Tuesday, May 1, 2012

EB-5 Program statistics released

     The EB-5 immigrant investor visa program is still woefully underutilized, if newly released statistics are any guide.  The Office of Performance and Quality of U.S. Citizenship and Immigration Services shows that 1,563 I-526 petitions (for the conditional immigrant visa) were approved in federal fiscal year 2011, up from 1,369 in FY 2010.
     But based upon preliminary data from the first two quarters of FY 2012, 2,101 I-526 petitions were approved.  That's better, but still nothing for USCIS to crow about considering Congress makes available 10,000 visas each federal fiscal year.
     On the backside of the process, USCIS approved 1,067 I-829 petitions to remove conditions on residence, and there were 522 approvals during the first two quarters of FY 2012.
     The approval percentage for I-526 petitions in FY 2011 was 81 percent, and for the first two quarters of FY 2012, it was 85 percent.

Tuesday, April 10, 2012

New York EB-5 summit


I will speak to this group on April 27 at the Hilton in New York City.

EB-5 New York Summit

I invite you to sign up and attend if you want to learn more about the EB-5 Program.

Thursday, March 8, 2012

USCIS throws EB-5 Program another curveball


I always enjoy talking with Jeffrey B. Carr.
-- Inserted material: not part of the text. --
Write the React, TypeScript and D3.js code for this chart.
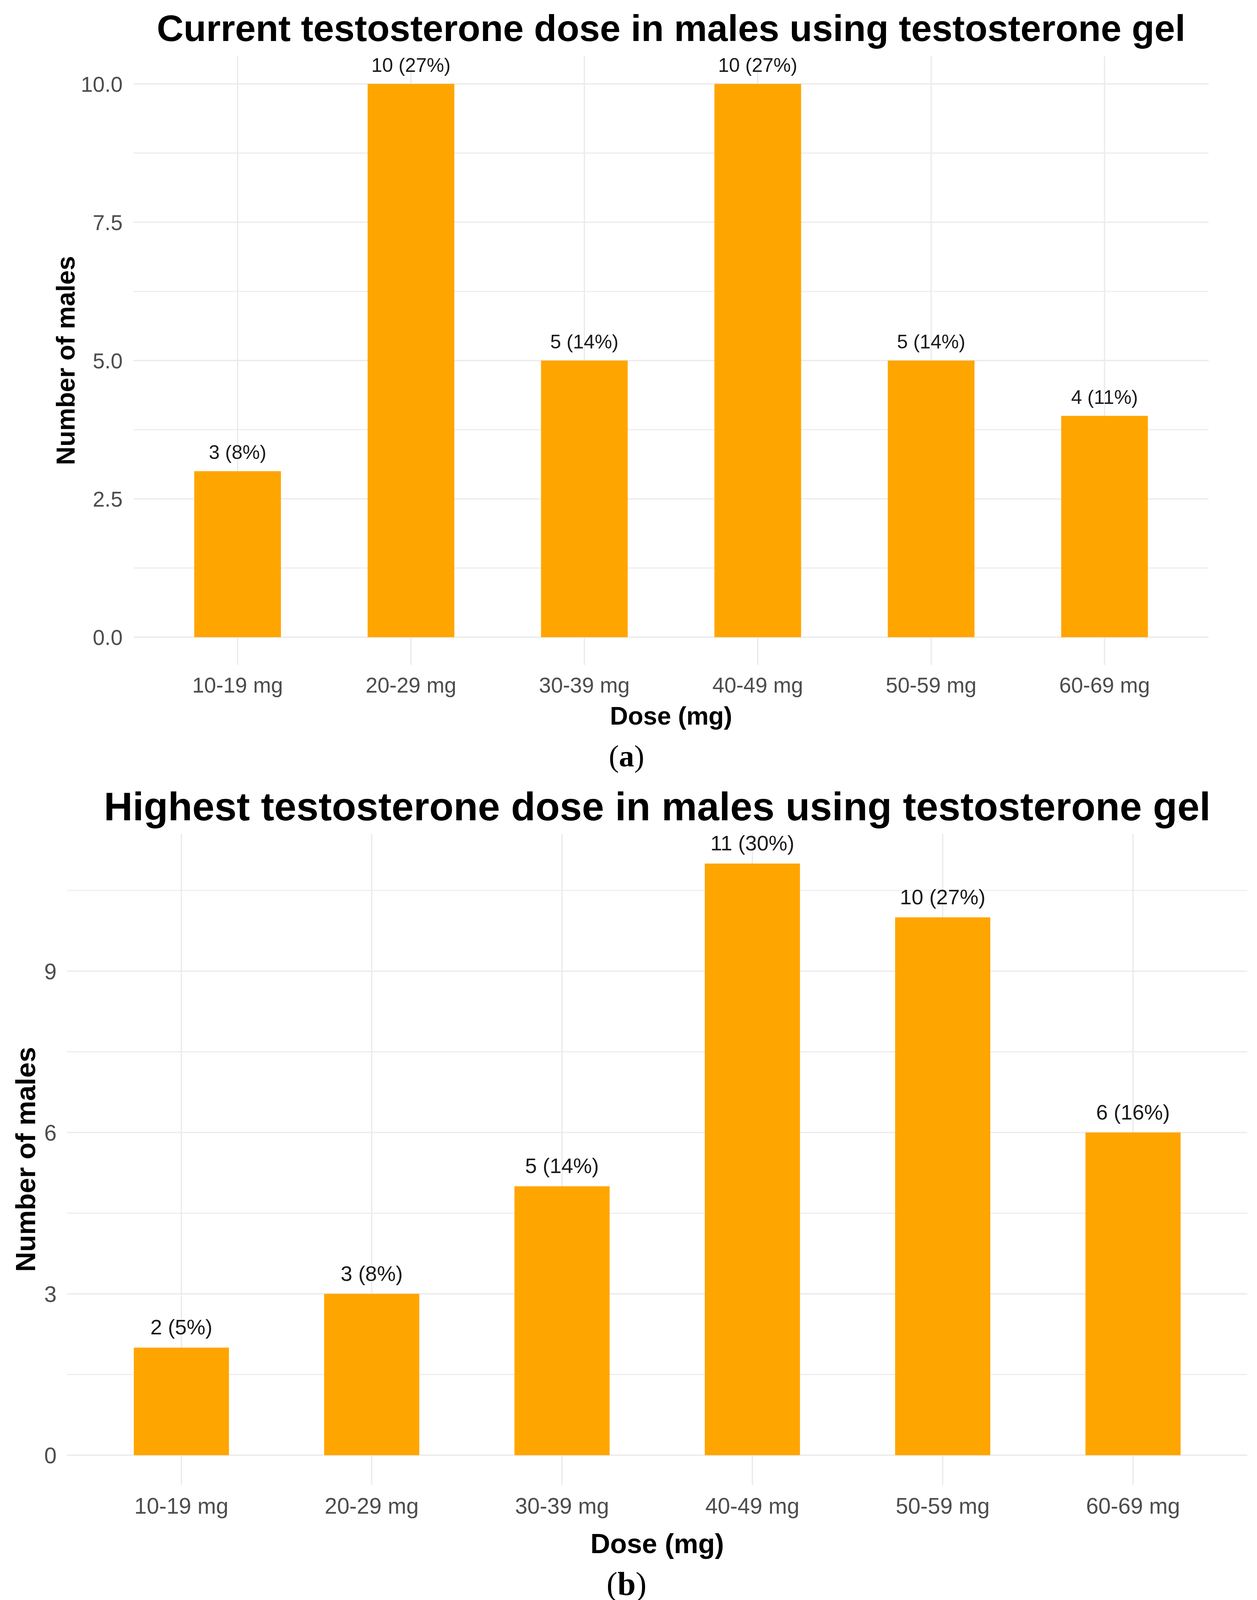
import { useEffect, useRef } from "react";
import * as d3 from "d3";

// dose bands shared by both panels
const doseBands = ["10-19 mg", "20-29 mg", "30-39 mg", "40-49 mg", "50-59 mg", "60-69 mg"];

// (a) current dose
const currentCounts = [3, 10, 5, 10, 5, 4];
const currentPct = [8, 27, 14, 27, 14, 11];
const currentTicks = [0, 2.5, 5, 7.5, 10];

// (b) highest dose
const highestCounts = [2, 3, 5, 11, 10, 6];
const highestPct = [5, 8, 14, 30, 27, 16];
const highestTicks = [0, 3, 6, 9];

const W = 3219;
const H = 4109;
const SANS = "'Liberation Sans', Arial, Helvetica, sans-serif";
const SERIF = "'Liberation Serif', 'Times New Roman', serif";

type Panel = {
  title: string;
  counts: number[];
  pct: number[];
  ticks: number[];
  tickFmt: (d: number) => string;
  caption: string;
  box: { left: number; right: number; top: number; bottom: number };
  titleY: number; titleSize: number;
  yTitleX: number; yTitleSize: number;
  tickSize: number; labelSize: number;
  xTickY: number; xTitleY: number; xTitleSize: number;
  yTickX: number;
  capY: number; capSize: number;
};

const panels: Panel[] = [
  {
    title: "Current testosterone dose in males using testosterone gel",
    counts: currentCounts, pct: currentPct, ticks: currentTicks,
    tickFmt: d3.format(".1f"), caption: "a",
    box: { left: 342, right: 3095, top: 144, bottom: 1702 },
    titleY: 105, titleSize: 95,
    yTitleX: 191, yTitleSize: 66,
    tickSize: 55, labelSize: 50,
    xTickY: 1773, xTitleY: 1855, xTitleSize: 64,
    yTickX: 314,
    capY: 1962, capSize: 78,
  },
  {
    title: "Highest testosterone dose in males using testosterone gel",
    counts: highestCounts, pct: highestPct, ticks: highestTicks,
    tickFmt: d3.format("d"), caption: "b",
    box: { left: 172, right: 3194, top: 2135, bottom: 3801 },
    titleY: 2100, titleSize: 102,
    yTitleX: 90, yTitleSize: 71,
    tickSize: 57, labelSize: 54,
    xTickY: 3875, xTitleY: 3976, xTitleSize: 70,
    yTickX: 145,
    capY: 4083, capSize: 84,
  },
];

function drawPanel(svg: d3.Selection<SVGSVGElement, unknown, null, undefined>, p: Panel) {
  const { left, right, top, bottom } = p.box;
  const g = svg.append("g");

  const x = d3.scaleBand<string>()
    .domain(doseBands)
    .range([left, right])
    .paddingInner(0.5)
    .paddingOuter(0.35);

  const ymax = d3.max(p.counts) as number;
  const y = d3.scaleLinear()
    .domain([-0.05 * ymax, ymax * 1.05])
    .range([bottom, top]);

  // minor grid: midpoints between major ticks
  const step = p.ticks[1] - p.ticks[0];
  const minor = d3.range(p.ticks.length)
    .map(i => p.ticks[0] + step * (i + 0.5))
    .filter(v => v < y.domain()[1]);

  g.append("g").selectAll("line").data(minor).join("line")
    .attr("x1", left).attr("x2", right)
    .attr("y1", d => y(d)).attr("y2", d => y(d))
    .attr("stroke", "#ebebeb").attr("stroke-width", 2.6);

  g.append("g").selectAll("line").data(p.ticks).join("line")
    .attr("x1", left).attr("x2", right)
    .attr("y1", d => y(d)).attr("y2", d => y(d))
    .attr("stroke", "#ebebeb").attr("stroke-width", 3.4);

  g.append("g").selectAll("line").data(doseBands).join("line")
    .attr("x1", d => (x(d) as number) + x.bandwidth() / 2)
    .attr("x2", d => (x(d) as number) + x.bandwidth() / 2)
    .attr("y1", top).attr("y2", bottom)
    .attr("stroke", "#ebebeb").attr("stroke-width", 3.4);

  // bars
  g.append("g").selectAll("rect").data(p.counts).join("rect")
    .attr("x", (d, i) => x(doseBands[i]) as number)
    .attr("width", x.bandwidth())
    .attr("y", d => y(d))
    .attr("height", d => y(0) - y(d))
    .attr("fill", "#FFA500");

  // bar labels
  g.append("g").selectAll("text").data(p.counts).join("text")
    .attr("x", (d, i) => (x(doseBands[i]) as number) + x.bandwidth() / 2)
    .attr("y", d => y(d) - p.labelSize * 0.62)
    .attr("text-anchor", "middle")
    .attr("font-family", SANS)
    .attr("font-size", p.labelSize)
    .attr("fill", "#1a1a1a")
    .text((d, i) => `${d} (${p.pct[i]}%)`);

  // y tick labels
  g.append("g").selectAll("text").data(p.ticks).join("text")
    .attr("x", p.yTickX)
    .attr("y", d => y(d) + p.tickSize * 0.36)
    .attr("text-anchor", "end")
    .attr("font-family", SANS)
    .attr("font-size", p.tickSize)
    .attr("fill", "#4d4d4d")
    .text(d => p.tickFmt(d));

  // x tick labels
  g.append("g").selectAll("text").data(doseBands).join("text")
    .attr("x", d => (x(d) as number) + x.bandwidth() / 2)
    .attr("y", p.xTickY)
    .attr("text-anchor", "middle")
    .attr("font-family", SANS)
    .attr("font-size", p.tickSize)
    .attr("fill", "#4d4d4d")
    .text(d => d);

  const cx = (left + right) / 2;
  const cy = (top + bottom) / 2;

  // titles
  g.append("text")
    .attr("x", cx).attr("y", p.titleY)
    .attr("text-anchor", "middle")
    .attr("font-family", SANS).attr("font-weight", "bold")
    .attr("font-size", p.titleSize).attr("fill", "#000")
    .text(p.title);

  g.append("text")
    .attr("x", cx).attr("y", p.xTitleY)
    .attr("text-anchor", "middle")
    .attr("font-family", SANS).attr("font-weight", "bold")
    .attr("font-size", p.xTitleSize).attr("fill", "#000")
    .text("Dose (mg)");

  g.append("text")
    .attr("transform", `translate(${p.yTitleX},${cy}) rotate(-90)`)
    .attr("text-anchor", "middle")
    .attr("font-family", SANS).attr("font-weight", "bold")
    .attr("font-size", p.yTitleSize).attr("fill", "#000")
    .text("Number of males");

  // sub-figure caption
  const cap = svg.append("text")
    .attr("x", W / 2 - 5).attr("y", p.capY)
    .attr("text-anchor", "middle")
    .attr("font-family", SERIF)
    .attr("font-size", p.capSize).attr("fill", "#000");
  cap.append("tspan").text("(");
  cap.append("tspan").attr("font-weight", "bold").text(p.caption);
  cap.append("tspan").text(")");
}

export default function App() {
  const ref = useRef<SVGSVGElement>(null);

  useEffect(() => {
    if (!ref.current) return;
    const svg = d3.select(ref.current);
    svg.selectAll("*").remove();

    svg.append("rect").attr("width", W).attr("height", H).attr("fill", "#fff");
    panels.forEach(p => drawPanel(svg, p));
  }, []);

  return (
    <svg
      ref={ref}
      width={W}
      height={H}
      viewBox={`0 0 ${W} ${H}`}
      style={{ position: "absolute", left: 0, top: 0, display: "block" }}
    />
  );
}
He is one of the most creative thinkers about EB-5 issues, particularly when it comes to economics and job creation.
Jeff is president and economist at Economic Policy Resources of Williston, Vermont (eb5economics.com).  I spoke with him Monday, March 5, when I addressed a special EB-5 seminar for Immigration Lawyers on the Web (ILW) in Orlando, Florida.
Jeff and I discussed a new "jobs displacement" issue that has popped up in who knows how many requests for additional evidence.  USCIS recently papered the country with requests that applicants show their investment project will not "displace" existing U.S. workers.
He said there is disagreement now between how USCIS defines a "direct job" and how EB-5 economists, generally, define a "direct job".  He said EB-5 economists can produce a rationale for counting tenant jobs as direct jobs.
The "tenant jobs" issue came up within the past couple of weeks after USCIS issued a memo declaring that "tenant jobs" are not "direct jobs".  Then we started seeing the RFEs referring to "jobs displacement".  I think this is going to get much worse for all of the stakeholders in the EB-5 Program, including -- most importantly -- foreign investors.
As a practical (real world) matter, the "jobs displacement" issue is never a consideration because the economy -- locally, regionally, nationally -- is constantly changing and evolving.  Some sectors of the economy and companies or industries do well; others don't.  Competition is a big part of this.  Businesses that compete effectively and adapt succeed; others fail.  A new hotel is built in a locale; an older hotel loses occupancy and closes.  That's life.